The level of income is, of course, one of the first things investors look at when selecting a fund of this type, but our research suggests that they would have been better off backing the lower yielders from a total return perspective.
Funds that are top-decile for yield – ranging between 7.71 and 5.16 per cent – have returned 26.29 per cent over three years, falling short of the funds that are bottom decile for yield by more than 16 percentage points.
Performance of portfolios and sector over 3-yrs

Source: FE Analytics
Over five years, the margin of outperformance is 11.6 percentage points. Over both time periods, the highest yielding funds also fell short of the sector average.
Performance of portfolios and sector over 5-yrs

Source: FE Analytics
Over three years the two portfolios have almost exactly the same level of volatility, although over five years the higher yielders have an annualised score of 2 percentage points less.
The research only highlighted the performance of funds that have a five-year track record.
The list of higher income payers includes the likes of Schroder Income Maximiser and Newton Higher Income, which have a yield of 6.58 per cent and 5.19 per cent, respectively.
On the other side of the spectrum, Invesco Perpetual UK Strategic Income and Henderson UK Equity Income both have a yield lower than 3.5 per cent, putting them in the bottom decile.
While some investors hold UK Equity Income funds purely as a source of income, the vast majority reinvest dividends to take advantage of the benefits of compounding interest.
Adrian Lowcock (pictured), senior investment manager at Hargreaves Lansdown, says he is not surprised by the results and would encourage investors to always look at an income fund’s total return rather than just its yield.
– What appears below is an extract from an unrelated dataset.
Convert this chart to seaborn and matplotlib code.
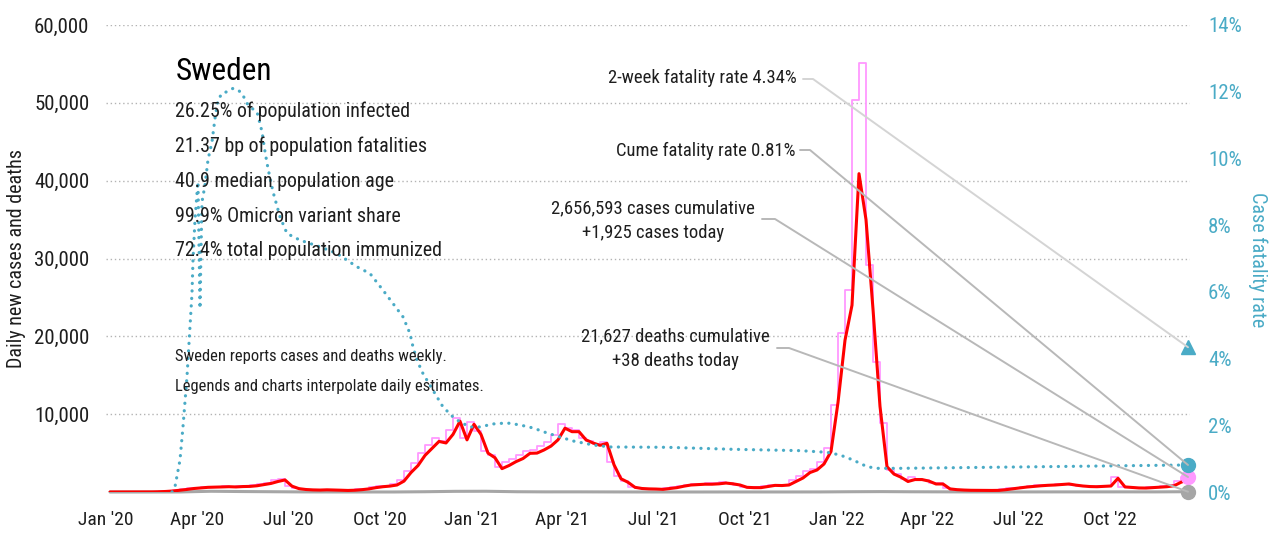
import matplotlib
matplotlib.use("Agg")
import matplotlib.pyplot as plt
import matplotlib.dates as mdates
from matplotlib import font_manager
from matplotlib.lines import Line2D
from matplotlib.ticker import FuncFormatter, FixedLocator
import seaborn as sns
import pandas as pd
import numpy as np

# ---------------------------------------------------------------- data
country = "Sweden"
week_start, week_end = "2020-01-05", "2022-12-18"

# 7-day average of new cases, one value per week
cases_avg = [
    0, 0, 0, 0, 0, 2, 10, 30, 70, 130,
    230, 330, 450, 530, 600, 620, 650, 680, 650, 700,
    720, 800, 950, 1100, 1350, 1550, 750, 430, 320, 270,
    250, 280, 260, 230, 200, 230, 300, 400, 560, 680,
    760, 900, 1400, 2500, 3400, 4700, 5600, 6500, 6300, 7400,
    9100, 6700, 8700, 7400, 5000, 4400, 3000, 3400, 3900, 4300,
    4970, 5000, 5400, 5900, 6700, 8200, 7750, 7750, 6700, 6300,
    6000, 6250, 3500, 1700, 1250, 600, 450, 400, 380, 340,
    450, 560, 750, 900, 950, 1000, 1000, 1050, 1150, 1050,
    900, 600, 560, 560, 700, 850, 830, 900, 1350, 1800,
    2500, 2830, 3600, 5200, 11500, 19500, 24000, 40900, 35000, 23500,
    11000, 3250, 2300, 1900, 1350, 1600, 1600, 1400, 1030, 1030,
    400, 300, 250, 220, 210, 200, 200, 210, 300, 420,
    530, 640, 720, 800, 860, 900, 960, 1030, 880, 770,
    700, 680, 720, 770, 1760, 650, 580, 520, 510, 560,
    620, 680, 800, 1250, 1600,
]

# daily new cases as reported (weekly level)
cases_daily = [
    0, 0, 0, 0, 0, 3, 12, 35, 80, 150,
    260, 360, 480, 560, 630, 650, 680, 710, 680, 730,
    760, 850, 1000, 1200, 1500, 1700, 800, 450, 340, 280,
    260, 290, 270, 240, 210, 250, 330, 430, 600, 720,
    800, 1000, 1600, 2700, 3700, 5000, 6000, 7000, 6600, 8000,
    9500, 7000, 9000, 7800, 5300, 4700, 3200, 3800, 4300, 4800,
    5300, 5400, 5900, 6400, 7300, 8700, 8200, 8000, 6900, 6600,
    6200, 6400, 3800, 2000, 1400, 650, 480, 420, 400, 360,
    480, 600, 800, 950, 1000, 1050, 1100, 1150, 1250, 1100,
    950, 650, 600, 600, 750, 900, 880, 950, 1500, 2000,
    2700, 3000, 3900, 5600, 11200, 20400, 26000, 50400, 55100, 29200,
    16700, 8900, 2800, 2300, 1700, 1900, 1700, 1500, 1100, 1100,
    450, 320, 270, 240, 220, 210, 210, 230, 330, 450,
    560, 680, 760, 840, 900, 950, 1000, 1080, 920, 800,
    730, 700, 750, 800, 1900, 700, 600, 540, 530, 580,
    650, 720, 850, 1350, 1925,
]

# daily deaths, monthly
deaths_dates = [
    "2020-01-05", "2020-02-15", "2020-03-15", "2020-04-15", "2020-05-15",
    "2020-06-15", "2020-07-15", "2020-08-15", "2020-09-15", "2020-10-15",
    "2020-11-15", "2020-12-15", "2021-01-15", "2021-02-15", "2021-03-15",
    "2021-04-15", "2021-05-15", "2021-06-15", "2021-07-15", "2021-08-15",
    "2021-09-15", "2021-10-15", "2021-11-15", "2021-12-15", "2022-01-15",
    "2022-02-15", "2022-03-15", "2022-04-15", "2022-05-15", "2022-06-15",
    "2022-07-15", "2022-08-15", "2022-09-15", "2022-10-15", "2022-11-15",
    "2022-12-18",
]
deaths_daily = [
    0, 0, 5, 95, 60, 35, 12, 4, 2, 4,
    35, 85, 95, 35, 18, 20, 12, 4, 1, 2,
    5, 5, 5, 10, 35, 50, 30, 20, 10, 8,
    12, 15, 15, 18, 15, 38,
]

# case fatality rate (%)
cfr_dates = [
    "2020-03-07", "2020-03-10", "2020-03-15", "2020-03-18", "2020-03-22",
    "2020-03-25", "2020-03-27", "2020-03-28", "2020-03-30", "2020-04-01",
    "2020-04-02", "2020-04-03", "2020-04-04", "2020-04-05", "2020-04-06",
    "2020-04-09", "2020-04-12", "2020-04-16", "2020-04-19", "2020-04-22",
    "2020-04-26", "2020-05-01", "2020-05-07", "2020-05-12", "2020-05-16",
    "2020-05-21", "2020-05-26", "2020-05-31", "2020-06-05", "2020-06-08",
    "2020-06-11", "2020-06-16", "2020-06-23", "2020-06-30", "2020-07-13",
    "2020-08-02", "2020-08-19", "2020-09-08", "2020-09-21", "2020-10-04",
    "2020-10-14", "2020-10-24", "2020-10-31", "2020-11-03", "2020-11-07",
    "2020-11-13", "2020-11-23", "2020-12-03", "2020-12-13", "2020-12-20",
    "2020-12-30", "2021-01-09", "2021-01-22", "2021-02-05", "2021-02-18",
    "2021-03-03", "2021-03-17", "2021-03-30", "2021-04-12", "2021-05-02",
    "2021-05-19", "2021-07-15", "2021-09-19", "2021-11-25", "2021-12-22",
    "2022-01-04", "2022-01-17", "2022-01-31", "2022-02-10", "2022-03-05",
    "2022-07-30", "2022-12-18",
]
cfr_pct = [
    0.0, 0.16, 0.96, 1.96, 3.46,
    4.96, 5.96, 6.96, 8.16, 8.96,
    9.3, 7.4, 5.5, 7.2, 8.7,
    9.2, 9.96, 10.5, 11.2, 11.75,
    11.95, 12.0, 12.1, 12.05, 11.95,
    11.65, 11.5, 11.4, 10.8, 10.2,
    9.7, 9.0, 8.25, 7.75, 7.55,
    7.35, 7.15, 6.75, 6.55, 6.05,
    5.65, 5.25, 4.75, 4.35, 3.95,
    3.55, 3.05, 2.55, 2.25, 2.1,
    1.95, 1.95, 2.04, 2.07, 2.01,
    1.92, 1.77, 1.65, 1.53, 1.41,
    1.35, 1.34, 1.28, 1.24, 1.19,
    1.11, 0.96, 0.76, 0.71, 0.71,
    0.76, 0.81,
]

stats_lines = [
    "26.25% of population infected",
    "21.37 bp of population fatalities",
    "40.9 median population age",
    "99.9% Omicron variant share",
    "72.4% total population immunized",
]
notes_lines = [
    "Sweden reports cases and deaths weekly.",
    "Legends and charts interpolate daily estimates.",
]
two_week_cfr = 4.34
cume_cfr = 0.81
cases_cumulative, cases_today = 2656593, 1925
deaths_cumulative, deaths_today = 21627, 38

left_ticks = [10000, 20000, 30000, 40000, 50000, 60000]
right_ticks = [0, 2, 4, 6, 8, 10, 12, 14]

# ---------------------------------------------------------------- style
sns.set_theme(style="white")


def pick_narrow_font():
    entries = font_manager.fontManager.ttflist
    names = {f.name for f in entries}
    for name in ["Liberation Sans Narrow", "Roboto Condensed", "Noto Sans Condensed",
                 "Open Sans Condensed", "Noto Sans SemiCondensed"]:
        if name in names:
            return name, "normal", 1.0
    for fam in ["Roboto", "Noto Sans", "Open Sans"]:
        for st in ["condensed", "semi-condensed"]:
            if any(f.name == fam and str(f.stretch) == st for f in entries):
                return fam, st, 1.0
    return "DejaVu Sans", "condensed", 0.87


FONT, STRETCH, SCALE = pick_narrow_font()
plt.rcParams["font.family"] = [FONT, "DejaVu Sans"]
plt.rcParams["font.stretch"] = STRETCH


def fs(size):
    return size * SCALE


TEAL = "#4aabc6"
PINK = "#ff99ff"
RED = "#ff0000"
GRAY = "#a6a6a6"
INK = "#1e1e1e"

weeks = pd.date_range(week_start, week_end, freq="7D")
cases_df = pd.DataFrame({"date": weeks, "avg": cases_avg, "daily": cases_daily})
deaths_df = pd.DataFrame({"date": pd.to_datetime(deaths_dates), "deaths": deaths_daily})
cfr_df = pd.DataFrame({"date": pd.to_datetime(cfr_dates), "cfr": cfr_pct})
last_day = cases_df["date"].iloc[-1]

W, H = 1278, 540
fig = plt.figure(figsize=(W / 100, H / 100), dpi=100)
ax = fig.add_axes([106 / W, 48 / H, 1084 / W, 467 / H])
ax2 = ax.twinx()


def px(x, y):
    return x / W, 1 - y / H


# ---------------------------------------------------------------- series
sns.lineplot(data=cases_df, x="date", y="daily", ax=ax, color=PINK, lw=1.3,
             drawstyle="steps-pre", errorbar=None, zorder=2)
sns.lineplot(data=deaths_df, x="date", y="deaths", ax=ax, color=GRAY, lw=2.2,
             errorbar=None, zorder=2, clip_on=False)
sns.lineplot(data=cases_df, x="date", y="avg", ax=ax, color=RED, lw=2.2,
             errorbar=None, zorder=3)
sns.lineplot(data=cfr_df, x="date", y="cfr", ax=ax2, color=TEAL, lw=2.3,
             linestyle=(0, (0.05, 2.3)), dash_capstyle="round",
             errorbar=None, zorder=3)

ax.set_xlim(pd.Timestamp("2020-01-01"), pd.Timestamp("2022-12-20"))
ax.set_ylim(0, 60000)
ax2.set_ylim(0, 14)

# end-of-series markers
ax2.plot([last_day], [two_week_cfr], marker="^", ms=10, color=TEAL, clip_on=False, zorder=6)
ax2.plot([last_day], [cume_cfr], marker="o", ms=10, color=TEAL, clip_on=False, zorder=6)
ax.plot([last_day], [cases_today], marker="o", ms=10, color=PINK, clip_on=False, zorder=6)
ax.plot([last_day], [deaths_today], marker="o", ms=10, color=GRAY, clip_on=False, zorder=6)

# ---------------------------------------------------------------- axes
for a in (ax, ax2):
    for s in a.spines.values():
        s.set_visible(False)
    a.set_xlabel("")
    a.set_ylabel("")

ax.yaxis.set_major_locator(FixedLocator(left_ticks))
ax.yaxis.set_major_formatter(FuncFormatter(lambda v, p: f"{int(v):,}"))
ax.yaxis.grid(True, linestyle=(0, (1, 2)), color="#b3b3b3", lw=1.0)
ax.xaxis.grid(False)
ax.xaxis.set_major_locator(mdates.MonthLocator(bymonth=[1, 4, 7, 10]))
ax.xaxis.set_major_formatter(mdates.DateFormatter("%b '%y"))
ax.tick_params(axis="x", length=0, pad=14, labelsize=fs(14), labelcolor=INK)
ax.tick_params(axis="y", length=0, pad=12, labelsize=fs(15), labelcolor=INK)

ax2.yaxis.set_major_locator(FixedLocator(right_ticks))
ax2.yaxis.set_major_formatter(FuncFormatter(lambda v, p: f"{v:.0f}%"))
ax2.grid(False)
ax2.tick_params(axis="y", length=0, pad=13, labelsize=fs(15), labelcolor=TEAL)

fig.text(*px(17, 258), "Daily new cases and deaths", rotation=90,
         ha="center", va="center", fontsize=fs(14.5), color=INK)
fig.text(*px(1258, 260), "Case fatality rate", rotation=-90,
         ha="center", va="center", fontsize=fs(14.5), color=TEAL)

# ---------------------------------------------------------------- text block
fig.text(*px(176, 72), country, fontsize=fs(22.5), color="black", va="center", ha="left")
for i, line in enumerate(stats_lines):
    fig.text(*px(175, 111 + 35 * i), line, fontsize=fs(14.4), color=INK,
             va="center", ha="left")
for i, line in enumerate(notes_lines):
    fig.text(*px(175, 357 + 29 * i), line, fontsize=fs(11.9), color=INK,
             va="center", ha="left")

# ---------------------------------------------------------------- callouts
fig.text(*px(797, 78), f"2-week fatality rate {two_week_cfr:.2f}%",
         fontsize=fs(13.4), color=INK, ha="right", va="center")
fig.text(*px(795, 151), f"Cume fatality rate {cume_cfr:.2f}%",
         fontsize=fs(13.4), color=INK, ha="right", va="center")
fig.text(*px(755, 221),
         f"{cases_cumulative:,} cases cumulative\n+{cases_today:,} cases today",
         fontsize=fs(13.4), color=INK, ha="right", va="center",
         multialignment="center", linespacing=1.45)
fig.text(*px(770, 349),
         f"{deaths_cumulative:,} deaths cumulative\n+{deaths_today:,} deaths today",
         fontsize=fs(13.4), color=INK, ha="right", va="center",
         multialignment="center", linespacing=1.45)

fig.canvas.draw()
to_fig = fig.transFigure.inverted()


def marker_fig(axis, y):
    disp = axis.transData.transform((mdates.date2num(last_day), y))
    return to_fig.transform(disp)


leaders = [
    ((803, 79), (813, 79), marker_fig(ax2, two_week_cfr), "#d4d4d4"),
    ((800, 150), (810, 150), marker_fig(ax2, cume_cfr), "#b8b8b8"),
    ((762, 219), (775, 219), marker_fig(ax, cases_today), "#b8b8b8"),
    ((777, 348), (789, 348), marker_fig(ax, deaths_today), "#b8b8b8"),
]
for start, elbow, end, col in leaders:
    s = px(*start)
    e = px(*elbow)
    fig.add_artist(Line2D([s[0], e[0], end[0]], [s[1], e[1], end[1]],
                          transform=fig.transFigure, color=col, lw=1.4, zorder=5))

fig.savefig("out.png", dpi=100)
"The reasons these funds can advertise such a high yield is because they are investing in high dividend paying companies that are pretty dull from a growth perspective."
"If they try to maintain that yield then they are basically eroding capital and it will eventually become unachievable. The objective of equity income funds is to protect capital and produce income; it cannot be either or."
Lowcock says Newton Higher Income is a high-profile casualty of recent years. He claims it became a "victim of its own demons", because it prioritised a high yield over capital gain.
In a recent FE Trustnet article, the recently appointed manager of the fund – Richard Wilmot – said that the team has plans to reign in Newton Higher Income’s yield in order to maximise performance.
However, in spite of the better performance of low-yielding UK Equity Income funds, investors are still likely to prioritise those with a competitive yield.
Lowcock highlights the £1.4bn JOHCM UK Equity Income fund as a portfolio that sits in the "sweet spot" between both income and growth.
"In order to get growth and income, investors need to be locating funds that get their yield from the small to mid cap market; a good example of this is JOHCM UK Equity Income," he said.
"It is currently yielding at just over 4.5 per cent, which isn’t low by any stretch of the imagination."
"The fund has exposure to the larger dividend-paying companies but also has a bias towards small and mid cap positions to give the fund that extra "oomph". It has done extremely well in recent years as it has been able to locate companies with growing earnings and growing dividends."
JOHCM UK Equity Income is run by James Lowen and Clive Beagles.
On top of its yield of around 4.5 per cent, it has been a top-quartile performer in the IMA UK Equity Income sector over the last one, three and five years.
Over five years it has returned 71.29 per cent, making it the second-best performing fund in the sector behind FE Alpha Manager John McClure’s Unicorn UK Income portfolio.
It has significantly beaten its benchmark – the FTSE All Share – over the period.
It has been significantly more volatile than the sector and index over that time, however.
JOHCM UK Equity Income requires a minimum investment of £1,000 and has a total expense ratio (TER) of 1.28 per cent, although this does not include its performance fee.
The group is currently exploring ways to slow inflows into the fund, but for now it remains open to new investors.